Donald Trump said on Friday he would nominate John Ratcliffe to serve as US director of national intelligence some seven months after the Republican congressman withdrew from initial consideration for the post.
The nomination is unlikely to quell the turmoil at the top of America’s intelligence establishment as officials brace for a deeply contested nomination process while fears escalate of a partisan purge at the top of the country’s national security apparatus and warnings that Russia is preparing to interfere in the 2020 elections.
Mr Ratcliffe is likely to face opposition in the Senate that could preclude his confirmation, a development that would reset the clock on the nomination process that could enable Mr Trump to keep Richard Grenell, whom the US president announced as acting director of intelligence earlier this month, for another 210 days.
A former senior intelligence official said the nomination may have been made to “present the Senate with two unpalatable options” — either to approve Mr Ratcliffe or have Mr Grenell continue as acting chief.
Mr Grenell, a vocal loyalist who is also US ambassador to Germany, was due to step down by March 11 had Mr Trump not taken action to fill the post with a permanent appointment. According to the Federal Vacancies Reform Act, the new nomination would allow Mr Grenell to extend his stint as acting director if Mr Ratcliffe, a former US attorney, is not confirmed.
“Would have completed process earlier, but John wanted to wait until after IG Report was finished. John is an outstanding man of great talent!” Mr Trump said in a tweet.
Mr Trump’s allusion to “IG report” likely refers to the Department of Justice inspector-general’s report over the FBI’s handling of a months-long investigation into whether the 2016 Trump presidential campaign was assisted by Russian intervention and which Mr Trump derided as a “witch hunt”.
The inspector general’s report on the 2016 election, released in December, said the FBI had made mistakes but found no evidence of political bias by the agency in the decision to investigate the campaign.
Mr Trump initially tapped Mr Ratcliffe as the nation’s intelligence boss overseeing 17 agencies to replace Dan Coats, a former Republican senator who resigned in July after the president publicly clashed with his intelligence community over a series of high-profile assessments of North Korea, Iran and Russia at odds with his own.
Less than a week later, Mr Trump said Mr Ratcliffe, a Texas representative and a member of the House of Representatives intelligence committee, had decided to remain in Congress “rather than going through months of slander and libel”. Mr Ratcliffe had faced opposition from some Republicans and Democrats and suffered from criticism that he lacked experience and had embellished his national security credentials.
“It’s very clear from last summer that Ratcliffe’s would-be nomination was in trouble and that’s precisely the point,” said Ned Price, a former CIA career officer who resigned in 2017 because he no longer wanted to work for Mr Trump.
“This is part of Trump’s effort essentially to purge the intelligence community and to install loyalists at the helm of the intelligence establishment. [Mr Ratcliffe] is someone who has scant intelligence experience, he has voiced his scepticism and distrust of the intelligence community and he in fact embellished his credentials.”
Mr Trump had appointed intelligence professional Joseph Maguire as acting director last summer but he left earlier this month after reports that his senior election official Shelby Pierson gave a classified briefing to Congress that included saying Russia had a preference for Mr Trump at the 2020 elections.
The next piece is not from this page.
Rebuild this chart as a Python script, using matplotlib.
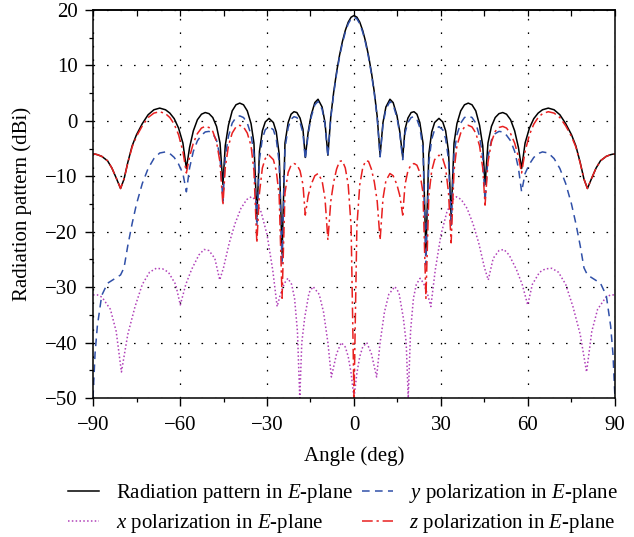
import numpy as np
import matplotlib
matplotlib.use('Agg')
import matplotlib.pyplot as plt
from matplotlib.ticker import MultipleLocator

plt.rcParams['font.family'] = ['Liberation Serif', 'DejaVu Serif']
plt.rcParams['mathtext.fontset'] = 'custom'
plt.rcParams['mathtext.rm'] = 'Liberation Serif'
plt.rcParams['mathtext.it'] = 'Liberation Serif:italic'

# values for 0..90 deg (pattern is symmetric)
ang = [0, 1, 2, 3, 4, 5, 6, 7, 8, 9,
       10, 11, 12.4, 13.5, 14.8, 15.8, 16.8,
       17.6, 18.6, 19.7, 20.7, 21.7, 22.7, 23.8, 24.8,
       25.8, 26.8, 27.8, 29.3, 30.6, 31.6, 32.6, 33.5,
       34.5, 35.5, 36.8, 38.1, 39.4, 40.7, 42, 43.3, 44.4, 45.2,
       46.2, 47.4, 48.7, 50, 51.3, 52.6, 54, 55.4, 56.7, 57.8,
       59, 60.5, 62, 63.5, 65, 67, 69, 71, 73, 75, 76.5, 78, 79.3, 80.5,
       82, 83.5, 85, 87, 88.5, 89.3, 90]

total_e = [19.0, 18.7, 17.8, 16.3, 14.3, 11.8, 8.8, 5.2, 0.8, -6.2,
           -0.3, 2.5, 3.9, 3.3, 1.0, -2.0, -6.6,
           -1.5, 0.5, 1.5, 1.65, 1.2, -0.3, -4.0, -24.0,
           -6.0, -2.0, -0.3, 0.45, -0.2, -1.8, -5.5, -17.3,
           -4.0, -0.5, 1.8, 2.9, 3.2, 2.9, 1.8, -0.8, -4.5, -11.5,
           -4.0, -1.0, 0.6, 1.3, 1.5, 1.2, 0.2, -1.8, -4.8, -8.6,
           -4.0, -1.3, 0.4, 1.4, 2.0, 2.3, 2.0, 1.1, -0.5, -2.5, -4.5, -7.5,
           -10.5, -12.2, -10.3, -8.5, -7.2, -6.4, -6.1, -6.0, -6.0]

y_pol = [18.7, 18.4, 17.5, 16.0, 14.0, 11.5, 8.5, 4.9, 0.5, -6.5,
         -0.6, 2.1, 3.5, 2.9, 0.6, -2.4, -7.0,
         -2.2, -0.3, 0.6, 0.75, 0.3, -1.2, -5.0, -26.0,
         -7.5, -3.3, -1.6, -1.05, -1.6, -3.2, -7.0, -19.0,
         -6.0, -2.5, -0.4, 0.6, 0.9, 0.6, -0.4, -2.8, -6.5, -14.5,
         -6.5, -3.5, -2.3, -1.9, -2.0, -2.6, -3.6, -5.5, -8.5, -12.8,
         -9.5, -7.8, -6.6, -5.9, -5.6, -5.8, -6.8, -8.6, -11.3, -15.0, -18.5,
         -22.5, -26.5, -27.8, -28.3, -28.8, -29.3, -31.5, -37.0, -42.0, -50.0]

z_pol = [-50.0, -19.0, -11.5, -8.5, -7.2, -7.3, -8.7, -11.0, -14.5, -21.5,
         -14.0, -10.8, -9.5, -9.9, -11.5, -13.5, -17.0,
         -11.5, -9.0, -7.9, -7.7, -8.0, -9.3, -13.0, -32.0,
         -13.5, -9.0, -7.0, -6.2, -6.8, -8.5, -13.0, -22.0,
         -9.0, -4.5, -2.2, -1.1, -0.8, -1.1, -2.2, -4.5, -8.5, -15.2,
         -7.5, -3.8, -1.9, -1.2, -1.0, -1.3, -2.3, -4.0, -6.5, -9.4,
         -5.5, -2.5, -0.6, 0.6, 1.3, 1.65, 1.4, 0.6, -0.9, -2.8, -4.7, -7.6,
         -10.5, -12.2, -10.3, -8.5, -7.2, -6.4, -6.1, -6.0, -6.0]

ang_x = [0, 1, 2, 3, 4.4, 6, 7.8, 9, 10.5, 12, 14.1, 15.5, 17, 18, 18.7, 19.5,
         20.5, 21.5, 22.8, 24, 25.5, 26.5, 28, 30, 32, 34, 35.4, 37, 39, 41,
         43, 45, 46.3, 48, 50, 51.7, 53.5, 56, 58, 59.9, 61.5, 64, 66, 68.2,
         70.5, 73, 75.5, 78, 80.2, 82, 84, 86.9, 88.5, 90]

x_pol = [-50.0, -45.5, -42.5, -40.8, -40.0, -42.0, -46.2, -40.0, -34.5, -31.3,
         -29.9, -31.0, -35.5, -40.0, -50.0, -38.0, -32.0, -29.5, -28.4, -29.3,
         -31.5, -33.5, -27.0, -20.5, -16.5, -14.2, -13.7, -14.2, -15.8, -18.5,
         -22.0, -26.5, -28.7, -24.8, -23.4, -23.2, -24.2, -26.8, -29.5, -33.2,
         -29.5, -27.3, -26.7, -26.6, -27.3, -29.5, -33.5, -38.5, -45.3, -38.0,
         -34.0, -31.8, -31.4, -31.4]


def mirror(a, v):
    a = np.asarray(a, float)
    v = np.asarray(v, float)
    return np.concatenate([-a[::-1], a[1:]]), np.concatenate([v[::-1], v[1:]])


fig = plt.figure(figsize=(6.34, 5.37), dpi=100)
ax = fig.add_axes([0.1467, 0.2588, 0.8233, 0.7226])

a, v = mirror(ang, total_e)
l1, = ax.plot(a, v, color='black', lw=1.1, label=r'Radiation pattern in $E$-plane')
a, v = mirror(ang_x, x_pol)
l2, = ax.plot(a, v, color='#b040b8', lw=1.1, ls=(0, (1, 1.5)),
              label=r'$x$ polarization in $E$-plane')
a, v = mirror(ang, y_pol)
l3, = ax.plot(a, v, color='#3050a8', lw=1.1, ls=(0, (5, 3.5)),
              label=r'$y$ polarization in $E$-plane')
a, v = mirror(ang, z_pol)
l4, = ax.plot(a, v, color='#e82020', lw=1.1, ls=(0, (7, 2.5, 1.5, 2.5)),
              label=r'$z$ polarization in $E$-plane')

ax.set_xlim(-90, 90)
ax.set_ylim(-50, 20)
ax.xaxis.set_major_locator(MultipleLocator(30))
ax.xaxis.set_minor_locator(MultipleLocator(15))
ax.yaxis.set_major_locator(MultipleLocator(10))
ax.yaxis.set_minor_locator(MultipleLocator(5))
ax.tick_params(which='both', direction='out', labelsize=15)
ax.tick_params(axis='x', pad=7)
ax.tick_params(axis='y', pad=5)
ax.tick_params(which='major', length=6, width=1)
ax.tick_params(which='minor', length=3, width=0.9)
ax.grid(True, which='major', color='black', ls=(0, (1.3, 9.5)), lw=0.9)
for s in ax.spines.values():
    s.set_linewidth(1.1)

# top ticks point inward, right side has none
top = ax.secondary_xaxis('top')
top.xaxis.set_major_locator(MultipleLocator(15))
top.tick_params(direction='in', length=4, width=0.9, labeltop=False)
top.spines['top'].set_linewidth(1.1)

ax.set_xlabel('Angle (deg)', fontsize=15)
ax.set_ylabel('Radiation pattern (dBi)', fontsize=15)
ax.xaxis.set_label_coords(0.5, -0.125)
ax.yaxis.set_label_coords(-0.117, 0.5)

fig.legend(handles=[l1, l2, l3, l4], ncol=2, loc='upper left',
           bbox_to_anchor=(68 / 634, 0.1015), frameon=False, fontsize=15,
           handlelength=1.5, handletextpad=0.8, columnspacing=0.4,
           labelspacing=0.32, borderaxespad=0, borderpad=0)

fig.savefig('out.png', dpi=100)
An official at the Office of the Director of National Intelligence said she “did not say Russia is aiding the re-election of President Trump”.
Intelligence professionals have expressed concern that Mr Grenell and his lieutenant Kash Patel, a former Republican Senate aide who has moved to the relatively small ODNI as his adviser, are seeking to stack the intelligence services with sympathisers who will help to quash reporting that might be at odds with the president’s agenda.
A second former senior intelligence official told the Financial Times the decision underlined Mr Trump’s intention to appoint someone to the role with “no apparent qualification except loyalty” to the president.
Chuck Schumer, the top Democrat in the Senate, called for Republicans to help reject Mr Ratcliffe’s nomination.
“Replacing one highly partisan operative with another does nothing to keep our country safe,” he said in a statement. “At a time when the Russians are interfering in our elections, we need a non-partisan leader at the helm of the intelligence community who sees the world objectively and speaks truth to power, and unfortunately neither acting director Grenell nor Rep Ratcliffe comes even close to that.”
But Richard Burr, the Republican chairman of the Senate select committee on intelligence, endorsed Mr Ratcliffe for the role.
“As I’ve said before . . . there is no substitute for having a permanent, Senate-confirmed director of national intelligence in place to lead our IC,” he said, adding he looked forward to receiving Mr Ratcliffe’s official nomination.
Four Republicans would need to reject Mr Ratcliffe’s nomination to scupper his bid in the Senate, in which Republicans have a 53-47 majority.